Et le marché réunionnais reste limité. J'ai été journaliste, rédacteur en chef et directeur de publication de plusieurs hebdos pendant une trentaine d'années, et aujourd'hui sur le digital avec Exclusif.re, j'ai connu les très belles années de la presse papier, suivies de son déclin progressif, je sais de quoi je parle. 

Ce survol du panorama de la presse papier locale permettra, je l'espère, de comprendre l'évolution du marché. Le constat est hélas triste pour celles et ceux qui, comme moi, ont toujours vécu avec deux quotidiens locaux. Aujourd'hui on n'a hélas plus forcément besoin d'acheter un journal pour s'informer, ni un hebdo télé pour avoir les programmes de ses chaînes préférées, car tout se trouve sur le net et sur son smartphone, outil devenu indispensable.

L'ancienne génération qui avait absolument besoin de son journal papier disparaît au fil des ans, et les jeunes maîtrisent à la perfection le digital pour une recherche rapide et immédiate des infos, même s'il s'agit de filtrer les fake-news.
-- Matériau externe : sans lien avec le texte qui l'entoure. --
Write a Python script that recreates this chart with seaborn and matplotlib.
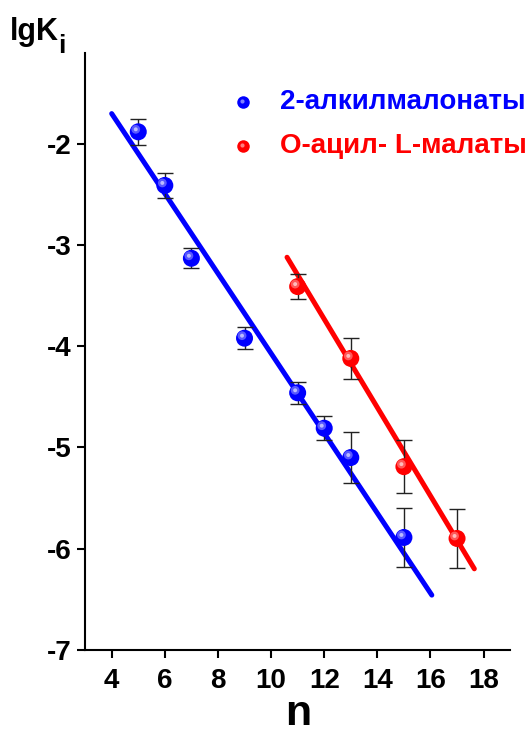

On peut regretter l'ancien temps en répétant à l'envi "c'était mieux avant", toujours est-il que personne ne pourra lutter contre la transformation de la société à tous les niveaux, et à l'avenir l'intelligence artificielle va, à son tour, devenir le nouvel et redoutable ami ou ennemi -c'est selon- de la génération Z. Qui vivra verra.